- The Washington Times - Sunday, July 21, 2002

FROM COMBINED DISPATCHES
LOS ANGELES Prosecutors were preparing their case yesterday against a 27-year-old Southern California man after reportedly finding his DNA in samples taken from 5-year-old Samantha Runnion, who was kidnapped and killed this week.
Alejandro Avila, a factory worker acquitted in 2000 of molesting two 10-year-old girls, was arrested Friday and taken into custody by police at a motel about 10 miles from the two-lane mountain road where Samantha's bruised and naked body was discovered earlier this week.
DNA evidence found on the body of Samantha matches the man arrested in her killing, the Los Angeles Times reported yesterday, citing police sources it did not identify.
Jim Amormino, a spokesman for the Orange County Sheriff's Department, would not confirm or deny the report yesterday but said authorities have evidence linking Mr. Avila to the crime.
"We are 100 percent sure we have the right man based on circumstantial, physical and forensic evidence," Mr. Amormino said. "Forensic testing has confirmed our initial suspicion. DNA is a component of forensic testing."
On Friday, Orange County Sheriff Mike Carona said at a news conference, "I am 100 percent certain that Mr. Avila is the man who kidnapped and murdered Samantha Runnion."
In a telephone interview with the newspaper early Friday before his arrest, Mr. Avila said detectives told him they found fibers on the girl's body that linked him to the killing.
But he denied any involvement in the kidnapping and slaying, and told the newspaper he was shopping at a mall at the time of the kidnapping.
Police said they had a great deal of evidence against Mr. Avila that they would not yet reveal but expected that Orange County prosecutors would file kidnapping, murder and possibly other charges against him in the coming days.

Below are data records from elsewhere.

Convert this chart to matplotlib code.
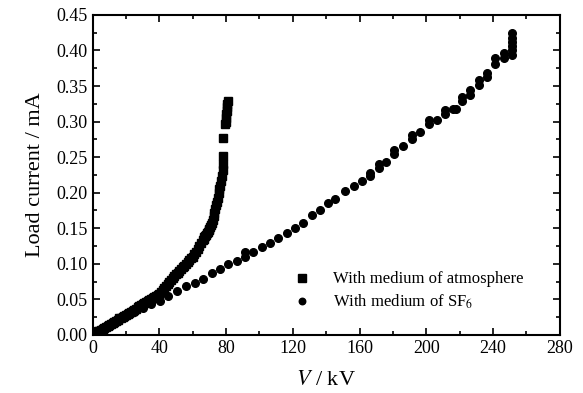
import matplotlib
matplotlib.use("Agg")
import matplotlib.pyplot as plt
from matplotlib.ticker import MultipleLocator

plt.rcParams["font.family"] = ["Liberation Serif", "DejaVu Serif"]
plt.rcParams["mathtext.fontset"] = "stix"

# Load current vs voltage, medium of atmosphere (dense readings)
atm_v = [0, 1, 2, 3, 4, 5, 6, 7, 8, 9, 10, 11, 12, 13, 14, 15, 16, 17, 18,
         19, 20, 21, 22, 23, 24, 25, 26, 27, 28, 29, 30, 31, 32, 33, 34, 35,
         36, 37, 38, 39, 40, 41, 42, 43, 44, 45, 46, 47, 48, 49, 50, 51, 52,
         53, 54, 55, 56, 57, 58, 59, 60, 61, 62, 63, 64, 65, 66, 66.5, 67,
         67.5, 68, 68.5, 69, 69.5, 70, 70.5, 71, 71.5, 72, 72.5, 73, 73.5,
         74, 74.5, 75, 75.5, 76, 76.5, 77, 77.5, 78, 78.3, 78.4, 78.4, 79.6,
         79.8, 80, 80.2, 80.4, 80.6, 80.8, 81]
atm_i = [0.002, 0.003, 0.004, 0.005, 0.006, 0.007, 0.008, 0.0095, 0.011,
         0.0125, 0.014, 0.0155, 0.017, 0.0185, 0.020, 0.0215, 0.023, 0.024,
         0.025, 0.0265, 0.028, 0.0295, 0.031, 0.0325, 0.034, 0.0355, 0.037,
         0.0385, 0.040, 0.0415, 0.043, 0.0445, 0.046, 0.0475, 0.049, 0.0505,
         0.052, 0.0535, 0.055, 0.0565, 0.058, 0.0605, 0.063, 0.066, 0.069,
         0.072, 0.075, 0.0775, 0.080, 0.0825, 0.085, 0.0875, 0.090, 0.0925,
         0.095, 0.0975, 0.100, 0.1025, 0.105, 0.1075, 0.110, 0.1135, 0.117,
         0.121, 0.125, 0.129, 0.133, 0.135, 0.137, 0.139, 0.141, 0.143,
         0.145, 0.147, 0.149, 0.152, 0.155, 0.158, 0.162, 0.167, 0.172,
         0.177, 0.182, 0.187, 0.193, 0.199, 0.205, 0.210, 0.216, 0.224,
         0.232, 0.240, 0.252, 0.277, 0.296, 0.300, 0.305, 0.310, 0.315,
         0.320, 0.325, 0.329]

# Load current vs voltage, medium of SF6
sf6_v = [0, 5, 10, 15, 20, 25, 30, 35, 40.4, 45.4, 50.4, 56, 61.4, 66.4,
         71.4, 76.4, 81.4, 86.4, 91.4, 91.4, 96.4, 101.4, 106.4, 111.4,
         116.4, 121.4, 126, 131.4, 136, 141, 145, 151, 156.4, 161.4, 166,
         166, 171.4, 171.4, 176, 180.8, 180.8, 186, 191.4, 191.4, 196.4,
         201.4, 201.4, 206.4, 211.4, 211.4, 216, 218, 221.4, 221.4, 226.4,
         226.4, 231.4, 231.4, 236.4, 236.4, 241.4, 241.4, 246.4, 246.4,
         251.5, 251.5, 251.5, 251.5, 251.5, 251.5]
sf6_i = [0.002, 0.007, 0.013, 0.019, 0.026, 0.032, 0.038, 0.043, 0.047,
         0.054, 0.062, 0.069, 0.073, 0.079, 0.087, 0.093, 0.099, 0.104,
         0.110, 0.116, 0.117, 0.123, 0.129, 0.136, 0.143, 0.150, 0.157,
         0.168, 0.175, 0.185, 0.191, 0.202, 0.209, 0.217, 0.223, 0.228,
         0.235, 0.240, 0.243, 0.255, 0.260, 0.265, 0.276, 0.281, 0.285,
         0.297, 0.302, 0.302, 0.311, 0.316, 0.318, 0.318, 0.329, 0.334,
         0.338, 0.345, 0.352, 0.359, 0.362, 0.368, 0.381, 0.389, 0.390,
         0.397, 0.394, 0.400, 0.406, 0.412, 0.418, 0.424]

fig = plt.figure(figsize=(5.83, 3.93), dpi=100)
ax = fig.add_axes([0.159, 0.148, 0.801, 0.814])

ax.plot(atm_v, atm_i, "s", color="black", markersize=6,
        label="With medium of atmosphere")
ax.plot(sf6_v, sf6_i, "o", color="black", markersize=5.5,
        label="With medium of SF$_6$")

ax.set_xlim(0, 280)
ax.set_ylim(0, 0.45)
ax.xaxis.set_major_locator(MultipleLocator(40))
ax.xaxis.set_minor_locator(MultipleLocator(20))
ax.yaxis.set_major_locator(MultipleLocator(0.05))
ax.yaxis.set_minor_locator(MultipleLocator(0.025))
ax.yaxis.set_major_formatter(plt.FormatStrFormatter("%.2f"))

ax.tick_params(which="both", direction="in", top=True, right=True,
               labelsize=13, width=1.2)
ax.tick_params(which="major", length=5)
ax.tick_params(which="minor", length=3)
for s in ax.spines.values():
    s.set_linewidth(1.5)

ax.set_xlabel("$V$ / kV", fontsize=16, labelpad=10)
ax.set_ylabel("Load current / mA", fontsize=16, labelpad=8)

ax.legend(loc="lower left", bbox_to_anchor=(0.38, 0.028), frameon=False,
          fontsize=12, handletextpad=0.9, labelspacing=0.3,
          markerscale=0.85)

fig.savefig("out.png", dpi=100)
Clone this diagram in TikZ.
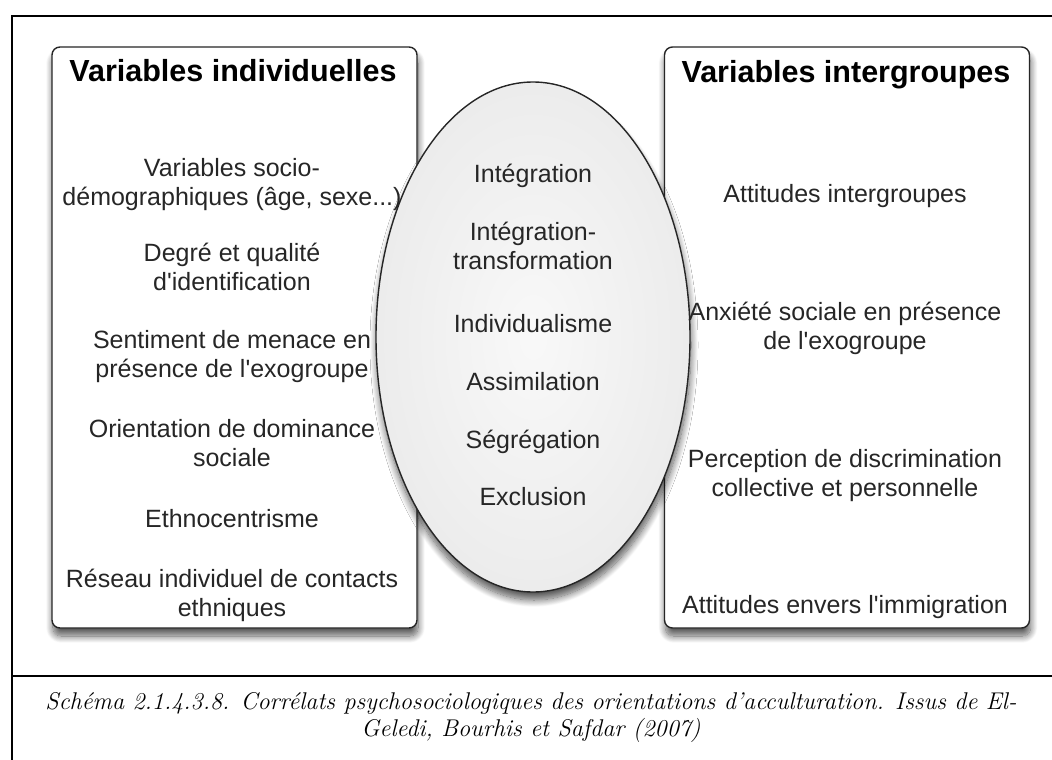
\documentclass[tikz,border=0pt]{standalone}
\usepackage{fontspec}
\newfontfamily\sansf{Liberation Sans}
\usetikzlibrary{shapes.geometric,shadows.blur}
\definecolor{txt}{HTML}{262626}
\newcommand\fst{\rule{0pt}{20bp}}
\tikzset{
  panel/.style={draw=black!85, line width=1.4bp, rounded corners=8bp, fill=white,
    minimum width=365bp, minimum height=581bp, inner sep=0pt,
    blur shadow={shadow xshift=1bp, shadow yshift=-8bp, shadow blur radius=7bp,
      shadow blur steps=12, shadow opacity=65}},
  oval/.style={ellipse, draw=black!85, line width=1.4bp, minimum width=314bp,
    minimum height=510bp, inner sep=0pt, inner color=gray!5, outer color=gray!15,
    blur shadow={shadow xshift=1bp, shadow yshift=-8bp, shadow blur radius=7bp,
      shadow blur steps=12, shadow opacity=65}},
  ptitle/.style={anchor=base, inner sep=0pt, text=black,
    font=\sansf\bfseries\fontsize{30.5bp}{34bp}\selectfont},
  item/.style={anchor=north, inner sep=0pt, align=center, text=txt,
    font=\sansf\fontsize{25bp}{29bp}\selectfont},
  frame/.style={line width=2bp, black},
  captext/.style={anchor=north, inner sep=0pt, align=center,
    font=\itshape\fontsize{24.2bp}{27bp}\selectfont}
}
\begin{document}
\begin{tikzpicture}[x=1bp,y=-1bp]
\useasboundingbox (0,0) rectangle (1052,760);
% frame
\coordinate (fbl) at (11.5,760);
\coordinate (ftl) at (11.5,16);
\coordinate (ftr) at (1052,16);
\coordinate (fdl) at (11.5,676);
\coordinate (fdr) at (1052,676);
\draw[frame] (fbl) -- (ftl) -- (ftr);
\draw[frame] (fdl) -- (fdr);
% panels
\node[panel] (left) at (234.5,337.5) {};
\node[panel] (right) at (847,337.5) {};
\node[oval] (mid) at (533,337) {};
% titles
\node[ptitle] (lt) at (233,82) {Variables individuelles};
\node[ptitle] (rt) at (846,83) {Variables intergroupes};
% left items
\node[item] (l1) at (232,156.5) {\fst Variables socio-\\démographiques (âge, sexe...)};
\node[item] (l2) at (232,241.5) {\fst Degré et qualité\\d'identification};
\node[item] (l3) at (232,328) {\fst Sentiment de menace en\\présence de l'exogroupe};
\node[item] (l4) at (232,417) {\fst Orientation de dominance\\sociale};
\node[item] (l5) at (232,507) {\fst Ethnocentrisme};
\node[item] (l6) at (232,567) {\fst Réseau individuel de contacts\\ethniques};
% middle items
\node[item] (m1) at (533,162) {\fst Intégration};
\node[item] (m2) at (533,220) {\fst Intégration-\\transformation};
\node[item] (m3) at (533,312) {\fst Individualisme};
\node[item] (m4) at (533,370) {\fst Assimilation};
\node[item] (m5) at (533,428) {\fst Ségrégation};
\node[item] (m6) at (533,485) {\fst Exclusion};
% right items
\node[item] (r1) at (845,182) {\fst Attitudes intergroupes};
\node[item] (r2) at (845,300) {\fst Anxiété sociale en présence\\de l'exogroupe};
\node[item] (r3) at (845,447) {\fst Perception de discrimination\\collective et personnelle};
\node[item] (r4) at (845,593) {\fst Attitudes envers l'immigration};
% caption
\node[captext] (cap) at (531,689) {\fst Schéma 2.1.4.3.8. Corrélats psychosociologiques des orientations d’acculturation. Issus de El-\\Geledi, Bourhis et Safdar (2007)};
\end{tikzpicture}
\end{document}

If Mr. Avila is charged with murder under special circumstances and convicted at a jury trial, he could be eligible for the death penalty under California law. Authorities have not publicly addressed that possibility.
The abduction of Samantha on Monday in daylight as she played a board game with a 5-year-old friend shook the quiet community of Stanton, in Orange County, about 30 miles south of Los Angeles, and hit home for many in the United States, where the kidnappings of two other girls have dominated the news.
On Feb. 1, 7-year-old Danielle van Dam vanished from her canopied bed in the quiet San Diego suburb of Sabre Springs. After an anguished search of three weeks, her badly decomposed body turned up on the side of a road.
On June 5, 14-year-old Elizabeth Smart was abducted from her Utah bedroom at gunpoint witnessed by her younger sister, Mary Katherine and has not been seen since.
Samantha's kidnapping was witnessed by her 5-year-old friend, Sara, who gave police a description of the man who grabbed her friend after pretending to look for a lost puppy and then sped off with Samantha. Detectives used a composite sketch of the kidnapper created from Sara's account in tracking down Mr. Avila.
"I have got to thank Sara," Sheriff Carona said. "She is an incredible witness. She has been magnificent all through this. She made the comment the other day that she was not sad anymore because she knows Samantha is in heaven."
Police were alerted to Mr. Avila by his former girlfriend and the manager of his apartment complex, who said she noticed he was closely examining his car, a green Ford Thunderbird, in the days after Samantha's death.